Information provided.
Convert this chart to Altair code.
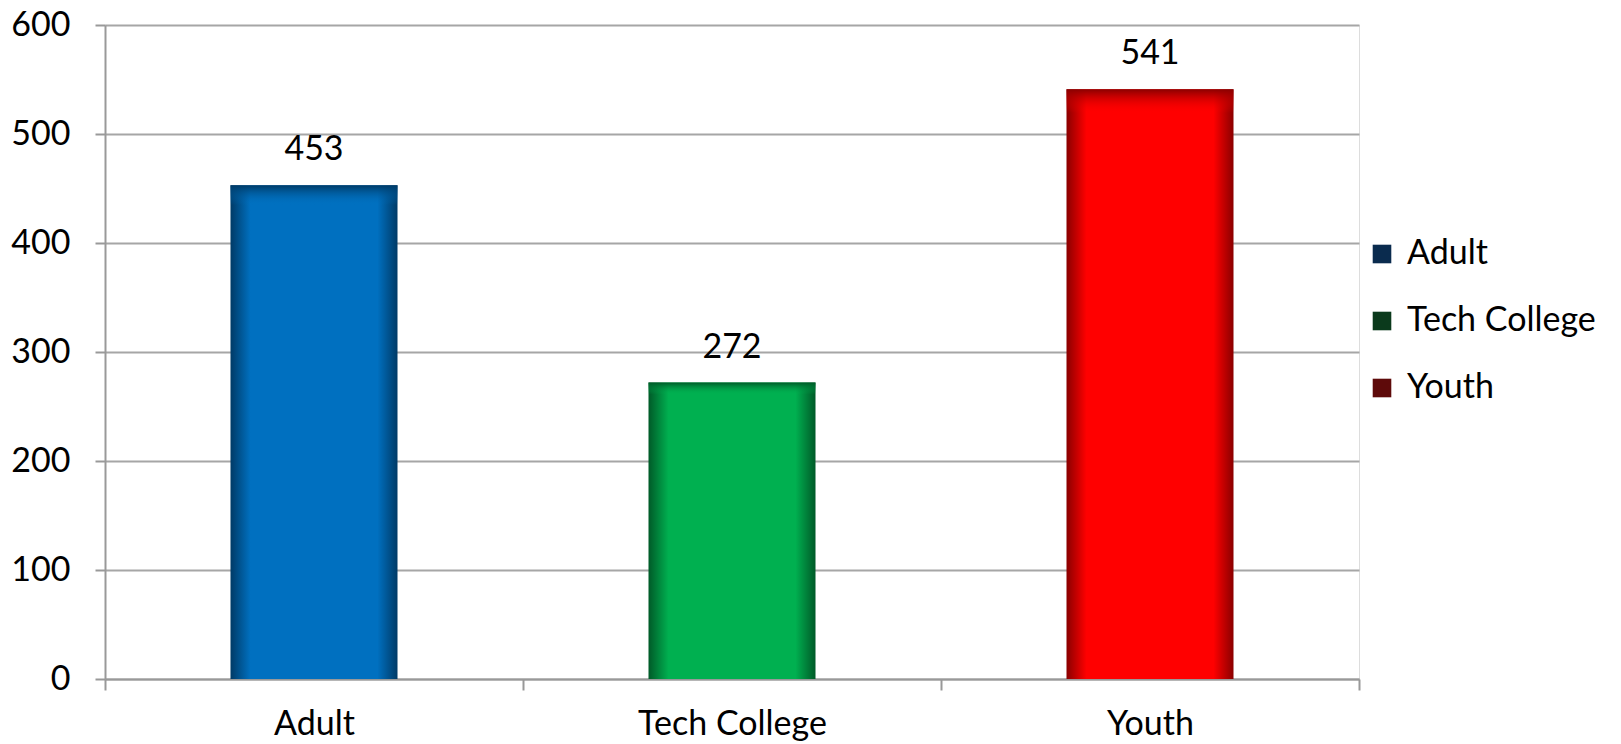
import altair as alt
import pandas as pd

categories = ["Adult", "Tech College", "Youth"]
values = [453, 272, 541]
bar_colors = ["#0070C0", "#00B050", "#FF0000"]
edge_colors = ["#003A66", "#005A28", "#8A0000"]
legend_colors = ["#0A2B4E", "#0B3A1C", "#5E0A0A"]

df = pd.DataFrame({"category": categories, "value": values})

FONT = "Lato"
FS = 34

x_enc = alt.X("category:N", sort=categories, title=None,
              scale=alt.Scale(paddingInner=0, paddingOuter=0),
              axis=alt.Axis(labelAngle=0, tickBand="extent", tickSize=11,
                            labelFontSize=FS, labelPadding=17, labelColor="black",
                            labelLimit=500,
                            domainColor="#999999", domainWidth=2,
                            tickColor="#999999", tickWidth=2, grid=False, labelFont=FONT))
y_enc = alt.Y("value:Q", title=None,
              scale=alt.Scale(domain=[0, 600]),
              axis=alt.Axis(values=[0, 100, 200, 300, 400, 500, 600], tickSize=10,
                            labelFontSize=FS, labelPadding=25, labelColor="black",
                            domainColor="#999999", domainWidth=2,
                            tickColor="#999999", tickWidth=2,
                            grid=True, gridColor="#A6A6A6", gridWidth=2, labelFont=FONT))

base = alt.Chart(df)

layers = []
for cat, bright, edge in zip(categories, bar_colors, edge_colors):
    grad_h = alt.LinearGradient(
        gradient="linear", x1=0, x2=1, y1=0, y2=0,
        stops=[alt.GradientStop(color=edge, offset=0),
               alt.GradientStop(color=bright, offset=0.12),
               alt.GradientStop(color=bright, offset=0.88),
               alt.GradientStop(color=edge, offset=1)])
    grad_v = alt.LinearGradient(
        gradient="linear", x1=0, x2=0, y1=0, y2=1,
        stops=[alt.GradientStop(color=edge, offset=0),
               alt.GradientStop(color=bright + "00", offset=0.04),
               alt.GradientStop(color=bright + "00", offset=1)])
    layers.append(base.transform_filter(alt.datum.category == cat)
                  .mark_bar(color=grad_h, size=167).encode(x=x_enc, y=y_enc))
    layers.append(base.transform_filter(alt.datum.category == cat)
                  .mark_bar(color=grad_v, size=167).encode(x=x_enc, y=y_enc))

labels = base.mark_text(baseline="bottom", dy=-18, fontSize=FS, font=FONT, color="black").encode(
    x=x_enc, y=y_enc, text="value:Q")

legend_layer = base.mark_square(opacity=0, size=1).encode(
    x=x_enc, y=alt.Y("value:Q", title=None),
    color=alt.Color("category:N", sort=categories,
                    scale=alt.Scale(domain=categories, range=legend_colors),
                    legend=alt.Legend(title=None, orient="none", legendX=1260, legendY=212,
                                      symbolType="square", symbolSize=346, symbolOpacity=1,
                                      symbolStrokeWidth=0, labelFontSize=FS, labelFont=FONT,
                                      labelColor="black", labelOffset=8, rowPadding=33,
                                      labelLimit=300)))

chart = alt.layer(*layers, labels, legend_layer).properties(
    width=1254, height=654,
    padding={"left": 97, "top": 17, "right": 250, "bottom": 75},
    autosize=alt.AutoSizeParams(type="none"),
).configure_view(stroke=None).configure(background="white")

chart.save("out.html", embed_options={"renderer": "svg", "actions": False})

Given problem.
Pictures excluded, quote all the data above exactly.

The solution.
Convert this chart to Altair code.
import altair as alt
import pandas as pd

categories = ["Adult", "Tech College", "Youth"]
values = [453, 272, 541]
bar_colors = ["#0070C0", "#00B050", "#FF0000"]
edge_colors = ["#003A66", "#005A28", "#8A0000"]
legend_colors = ["#0A2B4E", "#0B3A1C", "#5E0A0A"]

df = pd.DataFrame({"category": categories, "value": values})

FONT = "Lato"
FS = 34

x_enc = alt.X("category:N", sort=categories, title=None,
              scale=alt.Scale(paddingInner=0, paddingOuter=0),
              axis=alt.Axis(labelAngle=0, tickBand="extent", tickSize=11,
                            labelFontSize=FS, labelPadding=17, labelColor="black",
                            labelLimit=500,
                            domainColor="#999999", domainWidth=2,
                            tickColor="#999999", tickWidth=2, grid=False, labelFont=FONT))
y_enc = alt.Y("value:Q", title=None,
              scale=alt.Scale(domain=[0, 600]),
              axis=alt.Axis(values=[0, 100, 200, 300, 400, 500, 600], tickSize=10,
                            labelFontSize=FS, labelPadding=25, labelColor="black",
                            domainColor="#999999", domainWidth=2,
                            tickColor="#999999", tickWidth=2,
                            grid=True, gridColor="#A6A6A6", gridWidth=2, labelFont=FONT))

base = alt.Chart(df)

layers = []
for cat, bright, edge in zip(categories, bar_colors, edge_colors):
    grad_h = alt.LinearGradient(
        gradient="linear", x1=0, x2=1, y1=0, y2=0,
        stops=[alt.GradientStop(color=edge, offset=0),
               alt.GradientStop(color=bright, offset=0.12),
               alt.GradientStop(color=bright, offset=0.88),
               alt.GradientStop(color=edge, offset=1)])
    grad_v = alt.LinearGradient(
        gradient="linear", x1=0, x2=0, y1=0, y2=1,
        stops=[alt.GradientStop(color=edge, offset=0),
               alt.GradientStop(color=bright + "00", offset=0.04),
               alt.GradientStop(color=bright + "00", offset=1)])
    layers.append(base.transform_filter(alt.datum.category == cat)
                  .mark_bar(color=grad_h, size=167).encode(x=x_enc, y=y_enc))
    layers.append(base.transform_filter(alt.datum.category == cat)
                  .mark_bar(color=grad_v, size=167).encode(x=x_enc, y=y_enc))

labels = base.mark_text(baseline="bottom", dy=-18, fontSize=FS, font=FONT, color="black").encode(
    x=x_enc, y=y_enc, text="value:Q")

legend_layer = base.mark_square(opacity=0, size=1).encode(
    x=x_enc, y=alt.Y("value:Q", title=None),
    color=alt.Color("category:N", sort=categories,
                    scale=alt.Scale(domain=categories, range=legend_colors),
                    legend=alt.Legend(title=None, orient="none", legendX=1260, legendY=212,
                                      symbolType="square", symbolSize=346, symbolOpacity=1,
                                      symbolStrokeWidth=0, labelFontSize=FS, labelFont=FONT,
                                      labelColor="black", labelOffset=8, rowPadding=33,
                                      labelLimit=300)))

chart = alt.layer(*layers, labels, legend_layer).properties(
    width=1254, height=654,
    padding={"left": 97, "top": 17, "right": 250, "bottom": 75},
    autosize=alt.AutoSizeParams(type="none"),
).configure_view(stroke=None).configure(background="white")

chart.save("out.html", embed_options={"renderer": "svg", "actions": False})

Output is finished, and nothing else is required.